Comment prendre en compte les spécificités de la vie personnelle et/ou familiale de tel ou tel salarié pour aménager sa charge de travail, ce qui peut in fine aboutir paradoxalement à une gestion discriminatoire du travail des cadres au forfait et soulève potentiellement des questions de constitutionnalité ? Comment intégrer et mesurer, dans ce cadre, l’impact des NTIC sur la notion de travail effectif ?

Des éclairages restent donc très attendus sur ces “points obscurs” (5), qui maintiennent une relative instabilité pratique et juridique, dont le droit du travail persiste manifestement à se délecter, presque malgré lui !

(1) Qui, contrairement aux JRTT ou aux congés payés, sont acquis forfaitairement indépendamment du temps de travail effectif. Cass. soc. 3 novembre 2011, n° 10-18.762 FS-PB.

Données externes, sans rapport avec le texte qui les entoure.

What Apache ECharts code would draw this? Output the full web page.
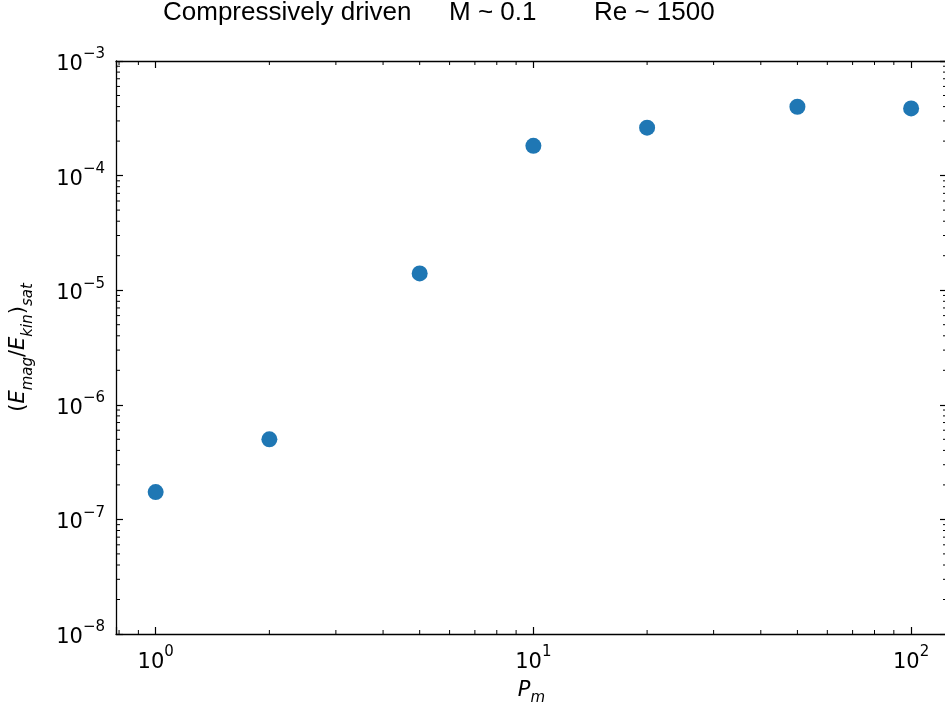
<!DOCTYPE html>
<html>
<head>
<meta charset="utf-8">
<style>html,body{margin:0;padding:0;background:#fff;}#chart{width:945px;height:711px;}</style>
<script src="https://cdn.jsdelivr.net/npm/echarts@6/dist/echarts.min.js"></script>
</head>
<body>
<div id="chart"></div>
<script>
// ---- data ----
const pm = [1, 2, 5, 10, 20, 50, 100];
const ratioSat = [1.73e-7, 5.0e-7, 1.40e-5, 1.82e-4, 2.62e-4, 3.99e-4, 3.86e-4];
const titleParts = ['Compressively driven', 'M ~ 0.1', 'Re ~ 1500'];
const xMinorTicks = [0.8, 0.9, 2, 3, 4, 5, 6, 7, 8, 9, 20, 30, 40, 50, 60, 70, 80, 90];
const yMinorTicks = [];
[-8, -7, -6, -5, -4].forEach(function (e) {
  [2, 3, 4, 5, 6, 7, 8, 9].forEach(function (m) { yMinorTicks.push(m * Math.pow(10, e)); });
});
const X_MIN = Math.pow(10, -0.105), X_MAX = Math.pow(10, 2.095);
const Y_MIN = 1e-8, Y_MAX = 1e-3;

const FONT = 'DejaVu Sans';
function powLabel(v) {
  const e = Math.log10(v);
  const r = Math.round(e);
  if (Math.abs(e - r) > 1e-6) return '';
  const s = r < 0 ? '\u2212' + (-r) : '' + r;
  return '{b|10}{s|' + s + '}';
}
const labelRich = {
  b: { fontFamily: FONT, fontSize: 21, color: '#000', lineHeight: 28, verticalAlign: 'bottom' },
  s: { fontFamily: FONT, fontSize: 15, color: '#000', lineHeight: 28, verticalAlign: 'top' }
};
const tickStyle = { color: '#000', width: 1.2 };
const lineStyle = { color: '#000', width: 1.3 };

function logAxis(pos, min, max, labels, split) {
  return {
    type: 'log', logBase: 10, position: pos, min: min, max: max, splitNumber: split,
    axisLine: { show: true, lineStyle: lineStyle },
    axisTick: { show: true, inside: true, length: 7, lineStyle: tickStyle },
    splitLine: { show: false },
    axisLabel: labels ? { show: true, formatter: powLabel, rich: labelRich, margin: 11 } : { show: false }
  };
}

const xBottom = logAxis('bottom', X_MIN, X_MAX, true, 2);
xBottom.name = '{i|P}{sub|m}';
xBottom.nameLocation = 'middle';
xBottom.nameGap = 46;
xBottom.nameTextStyle = { rich: {
  i: { fontFamily: FONT, fontStyle: 'italic', fontSize: 21, color: '#000', lineHeight: 26, verticalAlign: 'top' },
  sub: { fontFamily: FONT, fontStyle: 'italic', fontSize: 15, color: '#000', lineHeight: 26, verticalAlign: 'bottom' }
}};
const xTop = logAxis('top', X_MIN, X_MAX, false, 2);

const yLeft = logAxis('left', Y_MIN, Y_MAX, true, 5);
yLeft.name = '{n|(}{i|E}{sub|mag}{n|/}{i|E}{sub|kin}{n|)}{sub|sat}';
yLeft.nameLocation = 'middle';
yLeft.nameRotate = 90;
yLeft.nameGap = 80;
yLeft.nameTextStyle = { rich: {
  n: { fontFamily: FONT, fontSize: 21, color: '#000', lineHeight: 28, verticalAlign: 'top' },
  i: { fontFamily: FONT, fontStyle: 'italic', fontSize: 21, color: '#000', lineHeight: 28, verticalAlign: 'top' },
  sub: { fontFamily: FONT, fontStyle: 'italic', fontSize: 15, color: '#000', lineHeight: 28, verticalAlign: 'bottom' }
}};
const yRight = logAxis('right', Y_MIN, Y_MAX, false, 5);

const titleStyle = { fontFamily: 'Liberation Sans', fontWeight: 'normal', fontSize: 26, color: '#000' };
const chart = echarts.init(document.getElementById('chart'), null, { renderer: 'canvas' });
chart.setOption({
  animation: false,
  backgroundColor: '#fff',
  title: [
    { text: titleParts[0], left: 163, top: 0, padding: 0, textStyle: titleStyle },
    { text: titleParts[1], left: 449, top: 0, padding: 0, textStyle: titleStyle },
    { text: titleParts[2], left: 594, top: 0, padding: 0, textStyle: titleStyle }
  ],
  grid: { left: 116, width: 831, top: 61, height: 573, containLabel: false, outerBoundsMode: 'none' },
  xAxis: [xBottom, xTop],
  yAxis: [yLeft, yRight],
  series: [
    {
      type: 'scatter', xAxisIndex: 0, yAxisIndex: 0,
      data: pm.map(function (x, i) { return [x, ratioSat[i]]; }),
      symbolSize: 16,
      itemStyle: { color: '#1f77b4', opacity: 1 },
      z: 5
    },
    {
      type: 'custom', xAxisIndex: 0, yAxisIndex: 0, silent: true, clip: false, z: 4,
      data: xMinorTicks.map(function (v) { return [v, Y_MIN]; }),
      renderItem: function (params, api) {
        const v = api.value(0);
        const b = api.coord([v, Y_MIN]);
        const t = api.coord([v, Y_MAX]);
        return { type: 'group', children: [
          { type: 'line', shape: { x1: b[0], y1: b[1], x2: b[0], y2: b[1] - 4 }, style: { stroke: '#000', lineWidth: 1 } },
          { type: 'line', shape: { x1: t[0], y1: t[1], x2: t[0], y2: t[1] + 4 }, style: { stroke: '#000', lineWidth: 1 } }
        ]};
      }
    },
    {
      type: 'custom', xAxisIndex: 0, yAxisIndex: 0, silent: true, clip: false, z: 4,
      data: yMinorTicks.map(function (v) { return [X_MIN, v]; }),
      renderItem: function (params, api) {
        const v = api.value(1);
        const l = api.coord([X_MIN, v]);
        const r = api.coord([X_MAX, v]);
        return { type: 'group', children: [
          { type: 'line', shape: { x1: l[0], y1: l[1], x2: l[0] + 4, y2: l[1] }, style: { stroke: '#000', lineWidth: 1 } },
          { type: 'line', shape: { x1: r[0], y1: r[1], x2: r[0] - 4, y2: r[1] }, style: { stroke: '#000', lineWidth: 1 } }
        ]};
      }
    }
  ]
});
</script>
</body>
</html>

(2) Cass. soc. 3 novembre 2011, n° 10-14.637 P + B + R.

(3) Cass. soc. 29 juin 2011 n° 09-71.107.

(4) Le communiqué de la chambre sociale sur cet arrêt ne contribue, à vrai dire, pas très significativement à préciser les implications pratiques (sur <courdecassation.fr>).

(5) Cf : communiqué de presse Avosial, juillet 2011 sur <avosial.fr>.